文武両道で容姿にも優れ、自由奔放な性格から将来を嘱望されていた飛鳥時代の貴公子・大津皇子(おおつのみこ)。わずか24歳という若さで謀反人として自死に追い込まれてしまいました。
その弟に深い愛情を注ぎながらも、生まれ育った飛鳥を旅立たなければならなかった姉・大伯皇女。別々の道を歩むことになった二人に忍び寄った悲劇とは……
万葉集に伝わる二人の和歌も絡めながらご紹介しましょう。
【その1】でご紹介した弟・大津皇子と姉・大伯皇女のプロフィールや二人が離れ離れになるまでのストーリーは、ぜひこちらをご覧ください。
引き裂かれた姉弟愛…。飛鳥時代に生きた姉・大伯皇女と弟・大津皇子の悲劇 【その1】
大津皇子の死の真相とは
大津皇子の死については、鵜野皇后(うののこうごう/後の持統天皇)の謀略説が一般に知られています。
天武天皇崩御直後の混乱期に、皇太子の草壁皇子(くさかべのみこ)の地位を大津皇子に脅かされることを怖れ、無実の罪を被せ死を命じたというものです。
草壁皇子は本当に凡庸だったのか?
この説は、草壁皇子が凡庸な人物であったということがベースになっているようです。

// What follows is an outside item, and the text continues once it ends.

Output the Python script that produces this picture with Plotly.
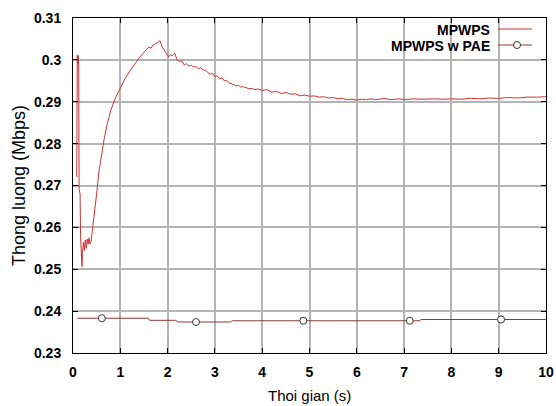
import plotly.graph_objects as go

# ---- data ----
t_mpwps = [0.08, 0.09, 0.10, 0.11, 0.12, 0.13, 0.15, 0.16, 0.19, 0.20, 0.22, 0.24, 0.26, 0.28,
           0.30, 0.32, 0.34, 0.36, 0.38, 0.41, 0.45, 0.50, 0.55, 0.60, 0.66, 0.72, 0.80, 0.90,
           1.00, 1.10, 1.20, 1.30, 1.40, 1.50, 1.60, 1.65, 1.70, 1.80, 1.84, 1.88, 1.92, 1.95,
           1.98, 2.02, 2.06, 2.10, 2.15, 2.20, 2.25, 2.30, 2.35, 2.40, 2.45, 2.50, 2.55, 2.60,
           2.65, 2.70, 2.75, 2.80, 2.85, 2.90, 2.95, 3.00, 3.05, 3.10, 3.15, 3.20, 3.25, 3.30,
           3.40, 3.45, 3.50, 3.55, 3.60, 3.70, 3.80, 3.85, 3.90, 4.00, 4.05, 4.10, 4.20, 4.30,
           4.40, 4.50, 4.60, 4.70, 4.80, 4.90, 5.00, 5.10, 5.20, 5.30, 5.40, 5.50, 5.60, 5.70,
           5.80, 5.90, 6.00, 6.10, 6.20, 6.30, 6.40, 6.50, 6.60, 6.70, 6.80, 6.90, 7.00, 7.20,
           7.40, 7.60, 7.80, 8.00, 8.20, 8.40, 8.60, 8.80, 9.00, 9.20, 9.40, 9.60, 9.80, 10.00]
v_mpwps = [0.2720, 0.3012, 0.2990, 0.3010, 0.2990, 0.2690, 0.2680, 0.2578, 0.2506, 0.2540,
           0.2565, 0.2545, 0.2570, 0.2550, 0.2572, 0.2560, 0.2575, 0.2560, 0.2565, 0.2594,
           0.2630, 0.2680, 0.2735, 0.2775, 0.2812, 0.2845, 0.2880, 0.2910, 0.2934, 0.2955,
           0.2973, 0.2990, 0.3005, 0.3018, 0.3030, 0.3028, 0.3036, 0.3042, 0.3046, 0.3032,
           0.3025, 0.3020, 0.3012, 0.3007, 0.3012, 0.3010, 0.3016, 0.3000, 0.2996, 0.2998,
           0.2988, 0.2991, 0.2985, 0.2987, 0.2983, 0.2984, 0.2979, 0.2981, 0.2976, 0.2975,
           0.2970, 0.2966, 0.2968, 0.2960, 0.2962, 0.2955, 0.2957, 0.2950, 0.2951, 0.2945,
           0.2941, 0.2938, 0.2939, 0.2935, 0.2936, 0.2932, 0.2931, 0.2929, 0.2931, 0.2927,
           0.2928, 0.2929, 0.2923, 0.2925, 0.2920, 0.2922, 0.2918, 0.2919, 0.2914, 0.2916,
           0.2913, 0.2914, 0.2911, 0.2912, 0.2909, 0.2910, 0.2907, 0.2908, 0.2905, 0.2906,
           0.2904, 0.2906, 0.2905, 0.2907, 0.2905, 0.2906, 0.2908, 0.2905, 0.2906, 0.2907,
           0.2905, 0.2907, 0.2906, 0.2907, 0.2906, 0.2907, 0.2906, 0.2908, 0.2907, 0.2909,
           0.2908, 0.2910, 0.2909, 0.2911, 0.2911, 0.2912]

t_pae = [0.09, 1.59, 1.62, 2.17, 2.22, 3.33, 3.37, 7.32, 7.36, 10.0]
v_pae = [0.2383, 0.2383, 0.2378, 0.2378, 0.2374, 0.2374, 0.2377, 0.2377, 0.2380, 0.2380]

t_pae_marks = [0.61, 2.60, 4.87, 7.12, 9.05]
v_pae_marks = [0.2383, 0.2374, 0.2377, 0.2377, 0.2380]

y_ticks = [0.23, 0.24, 0.25, 0.26, 0.27, 0.28, 0.29, 0.30, 0.31]
y_tick_labels = ["0.23", "0.24", "0.25", "0.26", "0.27", "0.28", "0.29", "0.3", "0.31"]
x_ticks = [0, 1, 2, 3, 4, 5, 6, 7, 8, 9, 10]

series_names = ["MPWPS", "MPWPS w PAE"]
x_title = "Thoi gian (s)"
y_title = "Thong luong (Mbps)"

# ---- styles ----
C_MPWPS = "#cc3333"
C_PAE = "#8b3a3a"
FONT = "Liberation Sans, Arial, sans-serif"

fig = go.Figure()
fig.add_trace(go.Scatter(x=t_mpwps, y=v_mpwps, mode="lines",
                         line=dict(color=C_MPWPS, width=1), showlegend=False))
fig.add_trace(go.Scatter(x=t_pae, y=v_pae, mode="lines",
                         line=dict(color=C_PAE, width=1), showlegend=False))
fig.add_trace(go.Scatter(x=t_pae_marks, y=v_pae_marks, mode="markers",
                         marker=dict(symbol="circle", size=7, color="white",
                                     line=dict(color="#333333", width=1)),
                         showlegend=False))

L, R, T, B = 73, 10, 18, 53
W, H = 556, 406
pw, ph = W - L - R, H - T - B

def px(x):
    return (x - L) / pw

def py(y):
    return 1 - (y - T) / ph

LEG_Y1, LEG_Y2 = 29, 45

# manual legend (text left of sample, like gnuplot)
annos = [
    dict(text=series_names[0], x=px(491), y=py(LEG_Y1), xref="paper", yref="paper",
         xanchor="right", yanchor="middle", showarrow=False, height=13, borderpad=0,
         font=dict(family=FONT, size=14, color="black", weight="bold")),
    dict(text=series_names[1], x=px(491), y=py(LEG_Y2), xref="paper", yref="paper",
         xanchor="right", yanchor="middle", showarrow=False, height=13, borderpad=0,
         font=dict(family=FONT, size=14, color="black", weight="bold")),
    dict(text=x_title, x=px(309), y=py(395), xref="paper", yref="paper",
         xanchor="center", yanchor="middle", showarrow=False,
         font=dict(family=FONT, size=15, color="black")),
    dict(text=y_title, x=px(19), y=py(186), xref="paper", yref="paper",
         xanchor="center", yanchor="middle", showarrow=False, textangle=-90,
         font=dict(family=FONT, size=18, color="black")),
]
shapes = [
    dict(type="line", xref="paper", yref="paper", x0=px(498), x1=px(532),
         y0=py(LEG_Y1), y1=py(LEG_Y1), line=dict(color=C_MPWPS, width=1)),
    dict(type="line", xref="paper", yref="paper", x0=px(498), x1=px(532),
         y0=py(LEG_Y2), y1=py(LEG_Y2), line=dict(color=C_PAE, width=1)),
    dict(type="circle", xref="paper", yref="paper", x0=px(513.5), x1=px(520.5),
         y0=py(LEG_Y2 + 3.5), y1=py(LEG_Y2 - 3.5), fillcolor="white",
         line=dict(color="#333333", width=1)),
]

fig.update_layout(
    width=W, height=H,
    margin=dict(l=L, r=R, t=T, b=B, autoexpand=False),
    paper_bgcolor="white", plot_bgcolor="white",
    showlegend=False,
    annotations=annos, shapes=shapes,
    font=dict(family=FONT, color="black"),
)
fig.update_xaxes(range=[0, 10], tickvals=x_ticks, ticks="inside", ticklen=5,
                 tickcolor="black", showline=True, linecolor="black", linewidth=1,
                 mirror="ticks", showgrid=True, gridcolor="#b4b4b4", gridwidth=1.5,
                 zeroline=False, tickfont=dict(family=FONT, size=14, weight="bold"),
                 ticklabelstandoff=6, automargin=False)
fig.update_yaxes(range=[0.23, 0.31], tickvals=y_ticks, ticktext=y_tick_labels,
                 ticks="inside", ticklen=5, tickcolor="black", showline=True,
                 linecolor="black", linewidth=1, mirror="ticks", showgrid=True,
                 gridcolor="#b4b4b4", gridwidth=1.5, zeroline=False,
                 tickfont=dict(family=FONT, size=14, weight="bold"), ticklabelstandoff=8,
                 automargin=False)

fig.write_html("out.html", config={"displayModeBar": False},
               post_script="document.body.style.margin='0';")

大津皇子に比べ、正史に草壁の記述が少ないということも、その理由として挙げられます。
しかし、それは草壁が即位前に死去したためであり、天武天皇という絶対的権力の下では、目立った事績を残していないのは不思議なことではないのです。
草壁について気がかりなことがあるとすれば、健康に問題があったのではと考えられることです。天武天皇が崩御しても皇位に就くことなく、鵜野皇后が称制(※)を行います。
このあたりの事情を正史は明らかにしていませんが、なんらかの理由があったはずです。
※称制…天皇が在位していない時に、皇后や皇太子が代わりに政務を行うこと。
草壁皇子を頂点に諸皇子結束が天武と鵜野の願い
天武天皇と鵜野皇后(後の持統天皇)の願いはただ一つでした。「吉野盟約」(※)で誓われたように、天武の次の治世は、草壁皇子が天皇に即位し、彼を頂点として、高市皇子、大津皇子らの諸皇子が補佐することでした。
そのうえで、律令を有した強固な中央集権国家を確立すること以外はなかったのです。
※吉野盟約:
679年、天武天皇が鵜野皇后をはじめ、草壁・大津・高市・川島・忍壁・施基の6皇子を伴い、吉野に行幸。草壁を頂点に諸皇子が結束することを盟約した。